# Dehumidifier - any recommendations?



## nogser (24 Oct 2003)

I'm planning to buy a dehumidifier.  Does anyone have any brand recommendations or specific things to look out for?

Nogser


----------



## sueellen (25 Oct 2003)

Nogser,

We bought a Mitsubishi model MJE100N in Power City a few years back.  I think it cost about £200 at the time.  It seems fine for an average 3 bedrm. house.  Have to say I don't know a lot about dehumidifiers other than the fact that we had condensation problems and it does appear to help (when I remember to put it on).  Notice that neither the power city, discount electric, d.i.d. or mitsubishi sites have any details of dehumidifiers.  Argos have the following .  B&Q also have these B&Q dehumidifiers  Note both prices are in stg.


----------



## nogser (28 Oct 2003)

Sueellen

Thanks for that.  I've two questions if you can answer them?

1) How noisy is it?
2) Have you ever tried to speed up drying your cloths indoor with it?

Thanks

Nogser


----------



## alpha (28 Oct 2003)

*clothes drying*

I bought one while living in an old damp house. (Used to absorb 5 pints a day from the bedroom!!) Brought it with me after building new place.

While not big enough to service the whole house I have it in the utility room of the kitchen. Advantages are twofold. There is no condensation in the kitchen from cooking. We also have our boiler in the utility room so that room is quite warm. The boiler and the dehumidifer means we can dry two or three washes a day. Drying that fast means you don't get the musty smell sometimes caused by slow indoor drying.


----------



## sueellen (29 Oct 2003)

nogser,

Neither my better half or myself could say that we found it particularly noisy.  Have never used it for drying clothes indoors.  Just noticed somebody say something recently on this site about drying clothes with the dehumidifier?  Don't quite understand this.  Do you mean drying them on the radiators and clearing up the condensation with the dehumidifier?

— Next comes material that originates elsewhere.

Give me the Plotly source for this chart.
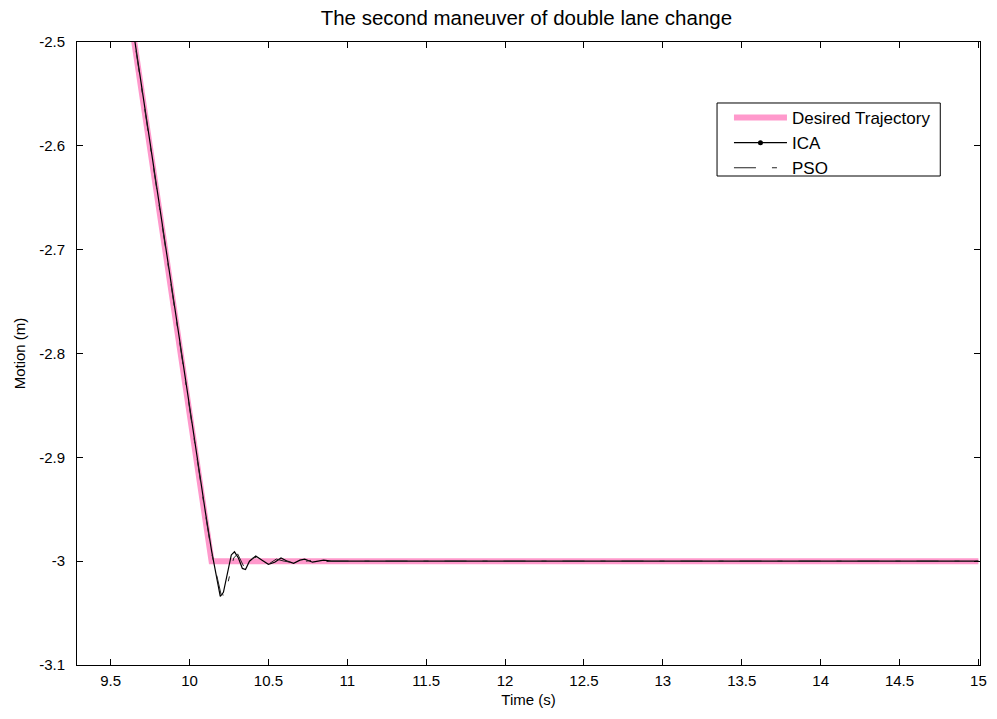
import plotly.graph_objects as go

# Desired trajectory
t_des = [9.55, 10.14, 15.0]
y_des = [-2.398, -3.0, -3.0]

# ICA controller response
t_ica = [9.55, 9.60, 9.65, 9.70, 9.75, 9.80, 9.85, 9.90, 9.95, 10.00, 10.05, 10.10,
         10.14, 10.17, 10.195, 10.215, 10.24, 10.265, 10.285, 10.31, 10.335, 10.355,
         10.38, 10.42, 10.46, 10.50, 10.54, 10.58, 10.62, 10.66, 10.70, 10.73, 10.78,
         10.85, 10.90, 11.5, 12.5, 13.5, 15.0]
y_ica = [-2.394, -2.445, -2.497, -2.546, -2.599, -2.648, -2.700, -2.751, -2.801, -2.853,
         -2.903, -2.952, -2.990, -3.015, -3.034, -3.030, -3.012, -2.994, -2.991, -2.997,
         -3.007, -3.008, -3.000, -2.995, -2.999, -3.003, -3.001, -2.997, -3.000, -3.002,
         -2.999, -2.998, -3.001, -2.999, -3.000, -3.000, -3.000, -3.000, -3.000]

# PSO controller response
t_pso = [9.55, 9.60, 9.65, 9.70, 9.75, 9.80, 9.85, 9.90, 9.95, 10.00, 10.05, 10.10,
         10.14, 10.17, 10.20, 10.225, 10.25, 10.28, 10.305, 10.33, 10.35, 10.375,
         10.40, 10.43, 10.47, 10.51, 10.55, 10.60, 10.64, 10.68, 10.74, 10.78, 10.82,
         10.90, 11.5, 12.5, 13.5, 15.0]
y_pso = [-2.396, -2.447, -2.498, -2.548, -2.600, -2.650, -2.702, -2.752, -2.803, -2.855,
         -2.905, -2.954, -2.992, -3.012, -3.032, -3.033, -3.017, -2.997, -2.993, -3.000,
         -3.007, -3.006, -2.997, -2.996, -3.002, -3.002, -2.998, -3.000, -3.001, -2.999,
         -3.000, -2.999, -3.001, -3.000, -3.000, -3.000, -3.000, -3.000]

x_ticks = [9.5, 10, 10.5, 11, 11.5, 12, 12.5, 13, 13.5, 14, 14.5, 15]
x_labels = ["9.5", "10", "10.5", "11", "11.5", "12", "12.5", "13", "13.5", "14", "14.5", "15"]
y_ticks = [-3.1, -3.0, -2.9, -2.8, -2.7, -2.6, -2.5]
y_labels = ["-3.1", "-3", "-2.9", "-2.8", "-2.7", "-2.6", "-2.5"]

FAM = "Arial, Liberation Sans, sans-serif"
font = dict(family=FAM, size=15, color="black")

fig = go.Figure()
fig.add_trace(go.Scatter(x=t_des, y=y_des, mode="lines", name="Desired Trajectory",
                         line=dict(color="#FF99CC", width=6)))
fig.add_trace(go.Scatter(x=t_ica, y=y_ica, mode="lines", name="ICA", legendgroup="ica",
                         showlegend=False, line=dict(color="black", width=1.2)))
fig.add_trace(go.Scatter(x=[None], y=[None], mode="lines+markers", name="ICA", legendgroup="ica",
                         line=dict(color="black", width=1.2), marker=dict(size=5, color="black")))
fig.add_trace(go.Scatter(x=t_pso, y=y_pso, mode="lines", name="PSO",
                         line=dict(color="#222222", width=1, dash="22px,16px,5px,16px")))

axis_common = dict(showline=True, linecolor="black", linewidth=1, mirror="allticks",
                   ticks="inside", ticklen=6, tickcolor="black", showgrid=False,
                   zeroline=False, tickfont=font)

# legend frame
fig.add_shape(type="rect", xref="paper", yref="paper",
              x0=0.7088, x1=0.956, y0=0.7849, y1=0.9021,
              line=dict(color="black", width=1), fillcolor="white", layer="above")

fig.update_layout(
    width=997, height=719,
    margin=dict(l=77, r=10, t=42, b=54),
    paper_bgcolor="white", plot_bgcolor="white",
    font=font,
    title=dict(text="The second maneuver of double lane change", x=0.528, xanchor="center",
               y=0.975, yanchor="middle", font=dict(size=20.5, family=FAM, color="black")),
    xaxis=dict(range=[9.287, 15.01], tickvals=x_ticks, ticktext=x_labels,
               ticklabelstandoff=2,
               title=dict(text="Time (s)", standoff=6, font=font), **axis_common),
    yaxis=dict(range=[-3.1, -2.5], tickvals=y_ticks, ticktext=y_labels,
               ticklabelstandoff=8,
               title=dict(text="Motion (m)", standoff=9, font=font), **axis_common),
    legend=dict(x=0.722, y=0.9069, xanchor="left", yanchor="top",
                borderwidth=0, bgcolor="rgba(0,0,0,0)", itemwidth=53,
                font=dict(size=17, family=FAM, color="black"),
                tracegroupgap=0),
    showlegend=True,
)

fig.write_html("out.html")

Not keen at all on drying clothes on the rads because of the condensation problems that we had some years ago.  Would also wonder would it not be cheaper to use a tumble dryer because you only block the heat with the clothes and therefore find it necessary to keep the heat on longer.  I know that with heavy clothes that can't be tumble dried it can be tempting to speed things up and bung them on the rads.


----------



## nogser (29 Oct 2003)

Sueellen

Thanks for the reply.  There was a post here months back about drying clothes.  My memory of it is that it is much cheaper and effective to run a dehumidifier to dry clothes than a dryer.  You put the dehumidifier in the same area as the clothes.  It keeps the moisture level in the room down as the clothes to dry out.  If I understand the theory correctly this a low moisture content will allow the water to be transfered from the clothes into the air and then into the dehumidifier much quicker than leaving them on a clothes horse in a room on there own.  I've two small kids and we've had bad experiences with shrinking clothes in the dryer so I'm trying to avoid using the dryer.

Nogser


----------



## sueellen (30 Oct 2003)

Hi Nogser,

I know exactly where you are coming from.  I got rid of my 21 year old tumble dryer because I felt it was overheating and shrinking the clothes.  I now find that the new one is no different.  Its really a no win situation.  I find it very awkward trying to get school uniforms dried, ironed and back in service every Monday.  Used to be only short of dragging the uniform off their back as they come thru the door on Fri.  I suppose you could say I cheated recently and bought a 2nd set of uniform items that can't go in the dryer so the big rush is off!

As mentioned previously I was warned that it is very bad for the house to constantly dry clothes indoors and it causes lots of different problems - I'm told.  I don't think that a dehumidifier would help with the drying but I suppose its worth a try? - approx £200 further expenditure :rolleyes


----------



## nogser (30 Oct 2003)

All

Thanks for the replies.  I'll post later if I get one on how well it works.

Nogser


----------



## Betsy Og (11 Nov 2003)

*I recommend*

I recommend you dont sleep in the same room as one thats operating (water leak in college flat, hence experience)

the bottom line is that you wake up with a dusty mouth and throat and contemplate death/using a crowbar to get your tonugue loose :b


----------



## sueellen (18 Jan 2004)

Nogser,

Noticed this item in the new Argos catalogue   Note its €94.99.  It might be a better idea than the dehumidifier.  See they also have this one reduced at the moment   Its down from €145 to €130.

Saw a programme also on I think on Discovery Channel some years back where they were trying to design something to eliminate ironing and I think it was along the lines of the airer so maybe it has a twofold use :rolleyes


----------



## nogser (23 Mar 2004)

Dehumidifier working fine for the last number of months.  It has improved the downstairs atmosphere as well as drying clothes successfully.  I have no idea what effect it has on the electricty bill.  I have it set up on a timed switch to match Nightsaver electricity.  Hopefully nature can take over again as the weather improves.

Nogser


----------